Today I’m writing about leveraging your warehouse and distribution center operations to drive effectiveness and efficiency within the supply chain. When examining your warehouse operations, focus on three areas: flexibility, training and the use of metrics.
Flexibility
Increasingly, customers expect more from their suppliers. They want suppliers to meet their specific business needs and to do so with greater responsiveness. Here are three ideas to introduce flexibility into your operations to meet these needs:
- Identify common customer needs that fall outside current policies. Build processes that support those needs. If you are getting a request for the same issue repeatedly, it’s not a bad idea to create—or adapt—a process so you can address it consistently. For example, we have a 2:30 cutoff time for next day deliveries, but it’s not uncommon for a customer to call later in the day due to an emergency. To meet these needs, we’ve built flexibility into our picking and shipping processes.
- Build processes that can accommodate special requests. Many of our customers make special requests that don’t fit neatly into our SOPs—for example, specifying different shelf life requirements for each chemical they purchase. Developing customer-specific work instructions has allowed Doe &Ingalls to consistently and reliably meet these requests.
- Be open minded to offering new services. Put yourself in your customers’ shoes, or take a look throughout your industry to find the unmet needs that your warehouse operations can fulfill. For example, seeing the time, space and capital constraints our customers face today, we are offering sampling, dip tube management and supplier-managed inventory—allowing customers to outsource non-strategic but resource-intensive activity.
Training
Training is especially important today for two reasons. First, many long time employees are exiting the workforce. Often, these people were not the managers, but the go-to people for the rest of the group. And second, training has not been a focus area during the recession because of budget constraints. This means that warehouse operations are having to perform the same functions, but with fewer people.
To prevent a lack of training from causing bottlenecks, consider these ideas. (1) Look at your existing training files and make sure the requirements are still relevant.

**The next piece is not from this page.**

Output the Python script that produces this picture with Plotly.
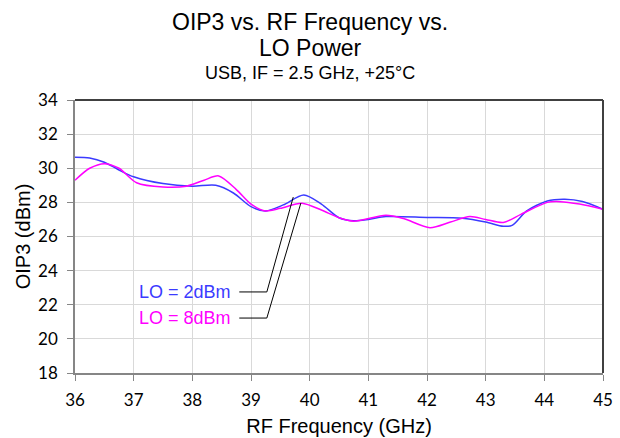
import plotly.graph_objects as go

# Data
freq_lo2 = [36.0, 36.25, 36.5, 36.75, 37.0, 37.5, 38.0, 38.4, 38.7, 39.0, 39.25, 39.55, 39.9,
            40.2, 40.5, 40.75, 41.0, 41.3, 42.0, 42.6, 43.0, 43.3, 43.45, 43.7, 44.05, 44.35,
            44.65, 45.0]
oip3_lo2 = [30.65, 30.6, 30.35, 29.9, 29.5, 29.1, 28.95, 29.0, 28.55, 27.75, 27.5, 27.85, 28.43,
            27.9, 27.1, 26.92, 27.0, 27.17, 27.12, 27.07, 26.85, 26.6, 26.65, 27.5, 28.08, 28.18,
            28.05, 27.6]

freq_lo8 = [36.0, 36.25, 36.5, 36.75, 37.05, 37.5, 37.9, 38.2, 38.45, 38.75, 39.0, 39.25, 39.5,
            39.87, 40.2, 40.5, 40.75, 41.3, 41.6, 42.05, 42.4, 42.73, 43.0, 43.3, 43.6, 44.05,
            44.27, 44.6, 45.0]
oip3_lo8 = [29.3, 30.0, 30.27, 30.0, 29.15, 28.9, 28.95, 29.3, 29.55, 28.75, 27.9, 27.5, 27.65,
            27.95, 27.55, 27.1, 26.9, 27.24, 27.05, 26.52, 26.85, 27.17, 27.0, 26.82, 27.3, 28.0,
            28.04, 27.9, 27.6]

series_names = ["LO = 2dBm", "LO = 8dBm"]
series_colors = ["#3b3bff", "#ff00ff"]

x_ticks = [36, 37, 38, 39, 40, 41, 42, 43, 44, 45]
y_ticks = [18, 20, 22, 24, 26, 28, 30, 32, 34]

fig = go.Figure()
for xs, ys, name, col in [(freq_lo2, oip3_lo2, series_names[0], series_colors[0]),
                          (freq_lo8, oip3_lo8, series_names[1], series_colors[1])]:
    fig.add_trace(go.Scatter(x=xs, y=ys, mode="lines", name=name,
                             line=dict(color=col, width=1.5, shape="spline", smoothing=0.8),
                             showlegend=False))

tick_font = dict(family="Lato, Liberation Sans, Arial", size=17, color="#000000")
lab_font = dict(family="Liberation Sans, Arial", size=20, color="#000000")

fig.update_layout(
    width=620, height=438,
    margin=dict(l=75, r=17, t=100, b=65, autoexpand=False),
    paper_bgcolor="white", plot_bgcolor="white",
    xaxis=dict(range=[36, 45], tickvals=x_ticks, ticks="outside", ticklen=6,
               tickcolor="#868686", showline=True, linecolor="#868686", linewidth=1.5,
               showgrid=True, gridcolor="#d9d9d9", gridwidth=1, zeroline=False,
               tickfont=tick_font, automargin=False, ticklabelstandoff=5,
               title=dict(text="RF Frequency (GHz)", font=lab_font, standoff=10)),
    yaxis=dict(range=[18, 34], tickvals=y_ticks, ticks="outside", ticklen=6,
               tickcolor="#868686", showline=True, linecolor="#868686", linewidth=1.5,
               showgrid=True, gridcolor="#d9d9d9", gridwidth=1, zeroline=False,
               tickfont=tick_font, automargin=False, ticklabelstandoff=6,
               title=dict(text="OIP3 (dBm)", font=lab_font, standoff=2)),
)

# title lines and subtitle (pixel rows converted to paper fractions of the 273px plot height)
title_font = dict(family="Liberation Sans, Arial", size=23, color="#000000")
fig.add_annotation(text="OIP3 vs. RF Frequency vs.", xref="paper", yref="paper",
                   x=(310 - 75) / 528, y=(373 - 22.5) / 273, xanchor="center", yanchor="middle",
                   showarrow=False, font=title_font)
fig.add_annotation(text="LO Power", xref="paper", yref="paper",
                   x=(310 - 75) / 528, y=(373 - 47.5) / 273, xanchor="center", yanchor="middle",
                   showarrow=False, font=title_font)
fig.add_annotation(text="USB, IF = 2.5 GHz, +25°C", xref="paper", yref="paper",
                   x=(310 - 75) / 528, y=(373 - 73) / 273, xanchor="center", yanchor="middle",
                   showarrow=False,
                   font=dict(family="Liberation Sans, Arial", size=18, color="#000000"))

# top and right frame lines
fig.add_shape(type="line", xref="x domain", yref="y domain", x0=0, x1=1, y0=1, y1=1,
              line=dict(color="#404040", width=2))
fig.add_shape(type="line", xref="x domain", yref="y domain", x0=1, x1=1, y0=0, y1=1,
              line=dict(color="#404040", width=2))

# series labels with leader lines
label_y = [22.75, 21.22]
peak_pts = [(39.72, 28.31), (39.85, 27.96)]
for name, col, ly, (px, py) in zip(series_names, series_colors, label_y, peak_pts):
    fig.add_annotation(text=name, x=38.69, y=ly, xref="x", yref="y", xanchor="right",
                       yanchor="middle", showarrow=False,
                       font=dict(family="Liberation Sans, Arial", size=18, color=col))
    fig.add_shape(type="path", xref="x", yref="y",
                  path=f"M 38.8 {ly} L 39.27 {ly} L {px} {py}",
                  line=dict(color="#000000", width=1))

fig.write_html("out.html", config={"displayModeBar": False},
               post_script="document.body.style.margin='0px';")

If they are, ensure that all your employees’ records are up-to-date. (2) Step back and look for areas where a particular function is dependent on one individual. You can’t slow down operations while an untrained employee fumbles through tasks they have never performed, or, worse yet, avoids a task until the trained employee comes back from lunch or a vacation. I ran into this issue with an inbound hazmat shipment in 2011. The shipment was stopped in transit because the terminal had only one certified employee to complete the hazardous goods paperwork for an air shipment. (3) Look for areas to cross train your employees. Having employees learn other roles or functions within the organization ensures functions are not performed by a single employee and helps to identify areas for process improvement.
Metrics
“What cannot be measured cannot be improved.” - Edward Deming
I’ve heard Deming’s quote since I started working in supply chain management, but I didn’t fully appreciate it until Doe & Ingalls began operating in a recessionary environment. We experienced rapid growth with the addition of our California and Massachusetts locations. And our customers’ needs and expectations were changing with the maturing biopharm industry as well as the recession. Fortunately, VP of Distribution Services Andy Finn implemented a metrics program, giving us visibility into how these changes were affecting our operations and impacting customers.
When reviewing your warehouse operations metrics there are a couple of things to think about. First, consider whether the metrics are meaningful. Changes to the economy and changes to your business will cause some areas to be more important than others. Don’t be afraid to add metrics as needed. If it turns out they are not helpful, or if the data is not worth the time to collect, then remove that item from the program. Then, develop a meaningful review process where you regularly review the metrics with the appropriate stakeholders. Doing so enables you to quickly make operational efficiency and service improvements.